- BY Susan Tucker
- POSTED IN Gluten-Free Food
- WITH 0 COMMENTS
- STANDARD POST TYPE
Gluten is a substance found in wheat, barley, rye and some oat products and is the protein that adds elasticity, texture and volume to many food products. Many are unable to consume gluten because it damages the lining of the small intestine thus harming the bodies natural way of processing foods effectively (celiac disease).
Gluten Free Foods – How They Should Be Made
Regardless of whether the gluten-free foods choice is due to celiac or just a personal life choice in general, it is important to know just how gluten-free foods are made keeping these two primary concerns in mind: Are prohibited grains being eliminated? Is cross contamination being avoided?

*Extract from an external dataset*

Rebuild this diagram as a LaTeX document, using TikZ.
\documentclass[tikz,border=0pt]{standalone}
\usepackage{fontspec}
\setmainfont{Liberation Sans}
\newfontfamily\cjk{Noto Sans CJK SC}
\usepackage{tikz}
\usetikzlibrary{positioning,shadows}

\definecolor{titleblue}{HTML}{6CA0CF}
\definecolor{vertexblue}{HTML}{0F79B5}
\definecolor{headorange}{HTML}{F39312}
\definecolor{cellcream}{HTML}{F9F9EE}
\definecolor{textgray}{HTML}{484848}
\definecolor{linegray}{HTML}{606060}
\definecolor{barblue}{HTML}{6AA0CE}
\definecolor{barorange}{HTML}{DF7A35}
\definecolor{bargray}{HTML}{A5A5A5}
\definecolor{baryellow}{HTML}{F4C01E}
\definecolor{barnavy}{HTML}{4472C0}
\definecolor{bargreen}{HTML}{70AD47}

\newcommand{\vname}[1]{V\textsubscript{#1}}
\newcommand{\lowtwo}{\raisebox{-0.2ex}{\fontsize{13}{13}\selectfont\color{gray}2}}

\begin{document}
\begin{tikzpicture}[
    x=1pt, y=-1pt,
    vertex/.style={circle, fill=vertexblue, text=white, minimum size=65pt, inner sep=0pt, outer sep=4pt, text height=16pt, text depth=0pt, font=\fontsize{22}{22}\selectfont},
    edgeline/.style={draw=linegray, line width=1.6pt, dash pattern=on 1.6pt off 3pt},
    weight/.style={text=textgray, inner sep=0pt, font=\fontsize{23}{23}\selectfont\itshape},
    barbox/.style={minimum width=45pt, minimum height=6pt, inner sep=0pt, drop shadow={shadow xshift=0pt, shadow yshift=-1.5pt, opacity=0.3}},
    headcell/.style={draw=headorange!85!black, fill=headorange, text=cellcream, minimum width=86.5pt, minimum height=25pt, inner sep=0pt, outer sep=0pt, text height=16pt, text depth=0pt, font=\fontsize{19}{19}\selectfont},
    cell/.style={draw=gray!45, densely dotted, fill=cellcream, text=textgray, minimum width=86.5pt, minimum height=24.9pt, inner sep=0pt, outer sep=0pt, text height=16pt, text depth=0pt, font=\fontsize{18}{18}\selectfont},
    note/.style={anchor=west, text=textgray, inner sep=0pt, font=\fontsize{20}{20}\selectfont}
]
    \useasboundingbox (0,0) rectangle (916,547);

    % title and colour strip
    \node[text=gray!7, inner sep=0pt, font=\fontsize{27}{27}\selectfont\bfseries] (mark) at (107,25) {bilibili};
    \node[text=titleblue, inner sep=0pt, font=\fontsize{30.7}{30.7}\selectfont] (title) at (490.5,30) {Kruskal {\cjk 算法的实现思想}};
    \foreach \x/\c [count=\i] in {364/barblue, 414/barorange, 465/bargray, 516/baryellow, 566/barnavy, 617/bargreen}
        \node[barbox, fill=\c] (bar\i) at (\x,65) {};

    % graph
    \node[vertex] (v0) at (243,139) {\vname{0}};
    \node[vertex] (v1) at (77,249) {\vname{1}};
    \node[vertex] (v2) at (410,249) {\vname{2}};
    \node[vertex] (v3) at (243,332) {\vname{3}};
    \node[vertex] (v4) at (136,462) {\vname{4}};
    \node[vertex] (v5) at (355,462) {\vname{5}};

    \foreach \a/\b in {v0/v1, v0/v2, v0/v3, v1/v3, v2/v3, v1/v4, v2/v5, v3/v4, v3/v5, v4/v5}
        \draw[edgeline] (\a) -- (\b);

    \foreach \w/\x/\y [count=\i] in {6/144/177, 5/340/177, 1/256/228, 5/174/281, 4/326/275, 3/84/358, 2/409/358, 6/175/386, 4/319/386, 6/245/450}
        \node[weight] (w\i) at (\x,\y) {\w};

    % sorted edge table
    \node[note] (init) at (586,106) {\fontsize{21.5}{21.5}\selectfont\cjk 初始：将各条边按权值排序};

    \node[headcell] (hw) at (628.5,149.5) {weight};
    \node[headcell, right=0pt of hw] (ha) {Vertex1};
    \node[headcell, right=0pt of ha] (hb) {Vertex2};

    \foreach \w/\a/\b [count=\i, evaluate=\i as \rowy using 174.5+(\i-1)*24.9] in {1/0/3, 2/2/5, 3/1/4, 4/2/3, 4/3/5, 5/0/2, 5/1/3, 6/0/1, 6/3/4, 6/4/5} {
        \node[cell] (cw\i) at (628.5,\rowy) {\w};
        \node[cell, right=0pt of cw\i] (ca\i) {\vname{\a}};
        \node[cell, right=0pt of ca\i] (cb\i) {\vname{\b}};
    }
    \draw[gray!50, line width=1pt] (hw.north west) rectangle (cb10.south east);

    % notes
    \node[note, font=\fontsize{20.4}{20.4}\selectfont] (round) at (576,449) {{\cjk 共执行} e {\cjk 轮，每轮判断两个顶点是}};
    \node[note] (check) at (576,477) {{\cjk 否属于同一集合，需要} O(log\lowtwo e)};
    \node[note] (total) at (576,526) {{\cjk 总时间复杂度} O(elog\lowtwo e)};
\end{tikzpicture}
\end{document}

Gluten-free ingredients are generally grown, transported, then stored and packaged in a gluten-free environment. At least, this is the way that they should be treated. Unfortunately, due to the high demand facing the food market today, most foods that are naturally gluten-free are not actually due to cross-contamination. For example, oats; oats are gluten-free and can be consumed by celiacs. However, often the problem occurs back at the farm where they are grown alongside wheat and thus have wheat sown among them.

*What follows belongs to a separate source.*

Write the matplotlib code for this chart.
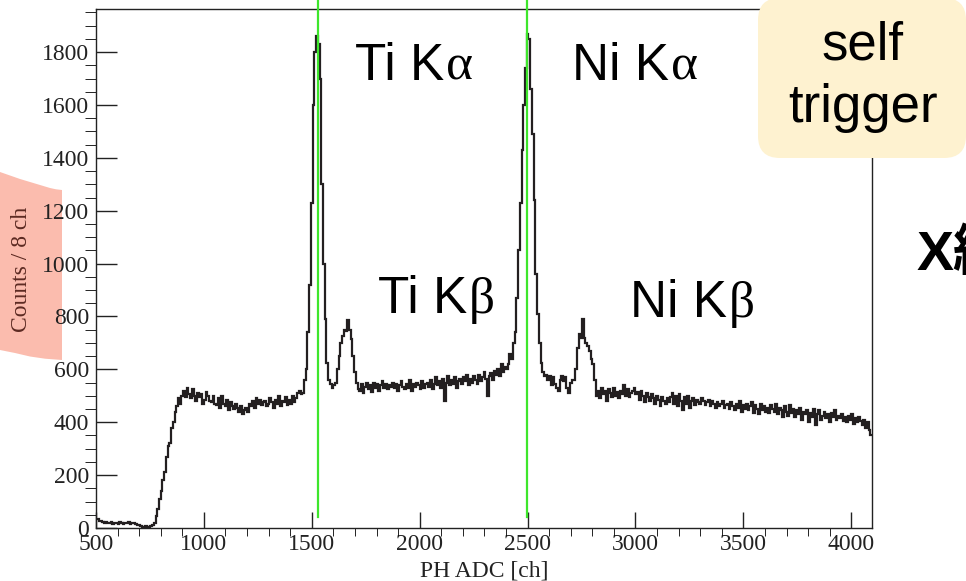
import numpy as np
import matplotlib
matplotlib.use("Agg")
import matplotlib.pyplot as plt
from matplotlib.patches import FancyBboxPatch, Polygon
from matplotlib.transforms import IdentityTransform

# histogram: 8 ch per bin starting at 504
bin_start = 504
bin_width = 8

# 504 - 904: threshold region
counts_low = [35, 25, 28, 22, 20, 24, 18, 20, 22, 16, 18, 20, 15, 22, 18, 15, 20, 18, 24, 16,
              18, 20, 14, 12, 10, 8, 5, 4, 6, 3, 5, 6, 10, 20, 45, 70, 110, 140, 180, 210,
              270, 310, 320, 380, 400, 440, 460, 490, 470, 500]
# 904 - 1456: flat part before Ti
counts_plateau = [520, 495, 530, 505, 490, 525, 500, 480, 510, 495, 505, 470, 485, 515, 500, 480, 475, 500, 470,
                  465, 490, 455, 500, 470, 460, 485, 445, 475, 460, 450, 470, 455, 440, 460, 430, 445, 455, 440,
                  470, 460, 480, 455, 490, 470, 485, 465, 475, 480, 460, 470, 490, 475, 455, 485, 470, 500,
                  460, 480, 475, 495, 465, 485, 470, 500, 475, 490, 510, 520, 505]
# 1456 - 1720: Ti Ka + Ti Kb
counts_ti = [510, 560, 600, 740, 920, 1230, 1600, 1800, 1860, 1830, 1700, 1300, 1000, 790, 625, 560,
             545, 530, 540, 550, 600, 650, 700, 725, 750, 745, 785, 750, 715, 650, 590, 550, 525]
# 1720 - 2400
counts_mid = [520, 545, 510, 535, 550, 525, 540, 515, 550, 530, 545, 520, 540, 555, 530, 545, 525, 540, 535,
              550, 530, 545, 520, 540, 555, 535, 525, 545, 530, 560, 520, 545, 535, 550, 540, 525, 555, 530, 545,
              550, 535, 560, 525, 545, 570, 540, 555, 530, 565, 480, 550, 575, 540, 560, 545, 570, 530, 555, 565,
              545, 570, 555, 580, 540, 565, 550, 575, 560, 545, 580, 555, 570, 590, 565, 500, 575, 585, 560, 595,
              580, 600, 575, 620, 590, 610]
# 2400 - 2584: Ni Ka
counts_ni_a = [600, 620, 660, 640, 700, 740, 870, 1050, 1230, 1430, 1600, 1740, 1870, 1850, 1660, 1490,
               1240, 960, 810, 700, 625, 590, 575]
# 2584 - 2712
counts_gap = [580, 560, 575, 540, 570, 545, 530, 520, 560, 575, 555, 570, 530, 510, 550, 560]
# 2712 - 2832: Ni Kb
counts_ni_b = [560, 600, 680, 735, 720, 790, 720, 700, 690, 670, 640, 620, 560, 500, 520]
# 2832 - 4096: tail
counts_tail = [490, 530, 505, 520, 480, 525, 510, 495, 530, 500, 515, 490, 520, 505, 540, 500, 525, 495, 510, 520,
               530, 505, 515, 485, 520, 500, 475, 510, 495, 480, 505, 490, 470, 500, 485, 460, 495, 480, 470, 490,
               475, 495, 510, 470, 500, 460, 505, 480, 445, 495, 470, 500, 455, 480, 490, 465, 485, 475, 470, 490,
               480, 465, 475, 485, 460, 480, 470, 455, 475, 460, 470, 480, 455, 465, 470, 450, 475, 460, 445, 470,
               455, 480, 440, 465, 450, 470, 445, 460, 475, 435, 465, 450, 430, 470, 445, 460, 440, 455, 435, 465,
               450, 440, 470, 430, 455, 445, 420, 460, 440, 425, 465, 435, 450, 420, 445, 430, 455, 410, 440, 430,
               445, 400, 435, 420, 450, 390, 430, 445, 410, 425, 440, 415, 430, 400, 435, 420, 445, 410, 425, 415,
               430, 405, 420, 400, 425, 410, 430, 395, 415, 400, 420, 405, 390, 410, 380, 400, 370, 350]

counts = np.concatenate([counts_low, counts_plateau, counts_ti, counts_mid,
                         counts_ni_a, counts_gap, counts_ni_b, counts_tail])
edges = bin_start + bin_width * np.arange(len(counts) + 1)

# Ka peak markers
ka_lines = [1529, 2498]

peak_names = ["Ti K", "Ni K", "Ti K", "Ni K"]
peak_greek = ["\u03b1", "\u03b1", "\u03b2", "\u03b2"]
x_ticks = [500, 1000, 1500, 2000, 2500, 3000, 3500, 4000]
y_ticks = [0, 200, 400, 600, 800, 1000, 1200, 1400, 1600, 1800]

W, H = 966, 581
fig = plt.figure(figsize=(W / 100, H / 100), dpi=100)
ax = fig.add_axes([96 / W, 1 - 528 / H, 776 / W, 519 / H])
ax.patch.set_alpha(0)

ax.stairs(counts, edges, baseline=None, color="#231f20", lw=1.6)

for x in ka_lines:
    ax.plot([x, x], [40, 2100], color="#3ee62c", lw=1.6, clip_on=False, zorder=3)

ax.set_xlim(500, 4096)
ax.set_ylim(0, 1963)
ax.set_xticks(x_ticks)
ax.set_yticks(y_ticks)
ax.set_xticks(np.arange(500, 4097, 100), minor=True)
ax.set_yticks(np.arange(0, 1963, 50), minor=True)

serif = "Liberation Serif"
ax.tick_params(direction="in", top=False, right=False, width=1, colors="#222222")
ax.tick_params(axis="y", which="major", length=15, pad=5)
ax.tick_params(axis="y", which="minor", length=8)
ax.tick_params(axis="x", which="major", length=11.5, pad=4)
ax.tick_params(axis="x", which="minor", length=6)
for lab in ax.get_xticklabels() + ax.get_yticklabels():
    lab.set_fontfamily(serif)
    lab.set_fontsize(17)
for s in ax.spines.values():
    s.set_linewidth(1.0)
    s.set_color("#222222")

ident = IdentityTransform()

def px(x, y_top):
    # image pixel (from top) -> display coords
    return (x, H - y_top)

# pink shape behind the y title (part of a slide shape)
pink_pts = [px(0, 172), px(10, 175.5), px(20, 179), px(30, 182), px(40, 185), px(50, 188),
            px(56, 189.3), px(62, 190), px(62, 360), px(45, 358.7), px(30, 356.5),
            px(15, 353), px(0, 350)]
fig.patches.append(Polygon(pink_pts, closed=True, transform=ident,
                           facecolor="#fbbcae", edgecolor="none", zorder=-1))

fig.text(22 / W, 1 - 269 / H, "Counts / 8 ch", rotation=90, ha="center", va="center",
         fontfamily=serif, fontsize=17, color="#5c2a22")
fig.text(484 / W, 1 - 571 / H, "PH ADC [ch]", ha="center", va="center",
         fontfamily=serif, fontsize=17, color="#222222")

# peak labels: latin part in sans, greek letter in serif
sans = "Liberation Sans"
label_pos = [(355, 80), (572, 80), (378, 313), (630, 317)]
renderer = fig.canvas.get_renderer()
for name, greek, (lx, ly) in zip(peak_names, peak_greek, label_pos):
    t = fig.text(lx, H - ly, name, ha="left", va="baseline", transform=ident,
                 fontfamily=sans, fontsize=37, color="black")
    bb = t.get_window_extent(renderer)
    fig.text(bb.x1 + 2, H - ly, greek, ha="left", va="baseline", transform=ident,
             fontfamily=serif, fontsize=37, color="black")

# "self trigger" note
box = FancyBboxPatch((758, H - 158), 208, 160,
                     boxstyle="round,pad=0,rounding_size=22", transform=ident,
                     facecolor="#fef2d0", edgecolor="none", zorder=5)
fig.patches.append(box)
fig.text(863 / W, 1 - 60 / H, "self", ha="center", va="baseline",
         fontfamily=sans, fontsize=38, color="black", zorder=6)
fig.text(863 / W, 1 - 122 / H, "trigger", ha="center", va="baseline",
         fontfamily=sans, fontsize=38, color="black", zorder=6)

fig.text(917 / W, 1 - 270 / H, "X\u7dda", ha="left", va="baseline",
         fontfamily=[sans, "Noto Sans CJK JP"], fontweight="bold", fontsize=40, color="black")

fig.savefig("out.png", dpi=100)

Here is the correct way that gluten-free foods should be made:
In reference to ingredients like oats in the above example, food should not be grown together. In most cases, they are grown alone in a controlled environment.
Ingredients are handled very carefully. If working in an environment where there are gluten products, there are separate storage and preparation areas keeping gluten free foods versus gluten divided. Policies are typically also in place that all employees maintain clean hands and garments while working.
Facility And Equipment
All the facilities and equipment are kept separate. Unfortunately, when working in the same area as gluten, there is a high risk of cross-contamination occurring from air-borne dust. This is why many companies schedule all gluten free foods production more than 24 hours after gluten production. They also make use of wet-washing which ensures complete sanitation.

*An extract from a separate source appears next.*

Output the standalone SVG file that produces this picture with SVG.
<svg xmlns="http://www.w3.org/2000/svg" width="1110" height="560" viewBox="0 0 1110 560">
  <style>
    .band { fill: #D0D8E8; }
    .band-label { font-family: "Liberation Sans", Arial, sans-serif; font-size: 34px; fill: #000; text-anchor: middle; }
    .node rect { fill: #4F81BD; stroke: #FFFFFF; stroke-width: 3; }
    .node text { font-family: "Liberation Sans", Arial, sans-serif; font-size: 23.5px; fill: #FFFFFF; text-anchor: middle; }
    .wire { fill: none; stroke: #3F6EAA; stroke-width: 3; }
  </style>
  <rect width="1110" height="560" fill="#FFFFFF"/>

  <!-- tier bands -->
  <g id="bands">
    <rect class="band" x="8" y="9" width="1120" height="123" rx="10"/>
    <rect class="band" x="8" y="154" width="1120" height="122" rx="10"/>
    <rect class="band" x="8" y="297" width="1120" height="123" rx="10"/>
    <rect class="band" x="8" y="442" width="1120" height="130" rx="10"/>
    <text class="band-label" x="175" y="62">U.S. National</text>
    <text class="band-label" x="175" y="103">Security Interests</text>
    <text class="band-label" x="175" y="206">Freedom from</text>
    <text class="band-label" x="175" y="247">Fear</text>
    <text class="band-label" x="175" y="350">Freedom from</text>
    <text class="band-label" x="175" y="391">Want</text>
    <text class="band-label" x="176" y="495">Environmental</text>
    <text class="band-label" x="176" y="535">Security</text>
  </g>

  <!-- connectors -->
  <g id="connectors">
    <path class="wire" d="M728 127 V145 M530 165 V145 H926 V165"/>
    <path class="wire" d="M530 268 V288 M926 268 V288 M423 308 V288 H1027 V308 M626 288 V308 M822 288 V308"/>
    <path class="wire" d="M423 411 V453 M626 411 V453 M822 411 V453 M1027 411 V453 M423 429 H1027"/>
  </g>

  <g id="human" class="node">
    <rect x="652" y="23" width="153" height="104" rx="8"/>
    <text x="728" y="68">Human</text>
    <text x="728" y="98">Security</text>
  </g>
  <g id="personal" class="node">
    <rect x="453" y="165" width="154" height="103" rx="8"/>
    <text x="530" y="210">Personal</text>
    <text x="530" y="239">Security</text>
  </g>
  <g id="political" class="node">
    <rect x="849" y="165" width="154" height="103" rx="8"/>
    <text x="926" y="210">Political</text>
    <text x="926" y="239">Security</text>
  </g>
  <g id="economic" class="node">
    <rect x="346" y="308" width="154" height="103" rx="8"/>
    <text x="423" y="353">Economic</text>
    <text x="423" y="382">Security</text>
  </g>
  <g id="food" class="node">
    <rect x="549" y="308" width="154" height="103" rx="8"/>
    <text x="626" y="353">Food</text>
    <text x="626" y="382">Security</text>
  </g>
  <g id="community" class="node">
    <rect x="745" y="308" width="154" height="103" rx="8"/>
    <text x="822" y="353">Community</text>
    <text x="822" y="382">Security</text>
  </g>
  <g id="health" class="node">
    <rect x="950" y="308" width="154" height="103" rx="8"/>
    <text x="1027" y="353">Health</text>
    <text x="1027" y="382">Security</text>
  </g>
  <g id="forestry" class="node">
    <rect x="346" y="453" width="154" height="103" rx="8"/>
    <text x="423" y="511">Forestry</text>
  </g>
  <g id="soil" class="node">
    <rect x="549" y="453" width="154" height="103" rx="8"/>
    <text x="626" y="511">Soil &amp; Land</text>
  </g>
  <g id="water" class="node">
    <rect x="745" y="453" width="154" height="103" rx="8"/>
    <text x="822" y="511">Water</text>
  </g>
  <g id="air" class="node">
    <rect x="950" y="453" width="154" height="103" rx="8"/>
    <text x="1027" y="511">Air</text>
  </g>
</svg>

Here at Three Bakers, our entire facility is gluten free so there is no chance of cross-contamination.
Gluten-Free Foods Labeling
While labeling gluten-free foods is voluntary, when labeling, the product must meet all gluten-free foods regulations set by the FDA. However, in order to be labeled Certified Gluten Free, there are a number of steps that need to take place, including:
- Product Review
- On-site Inspection
- On-going Testing
All Three Bakers products are certified gluten free by the Gluten Intolerance Group. Learn more here.
So rest assured, now that you know how they are made, while shopping for your gluten free foods, you can place your Certified Gluten Free product right into your basket with peace of mind.
Disclaimer: This information is not intended to treat, diagnose, cure or prevent any disease. All material provided on this Site is provided for information purposes only. Always seek the advice of your physician or other qualified health care provider with any questions you have regarding a medical condition, before undertaking any diet, exercise, other health program, or other procedure set out on this Site.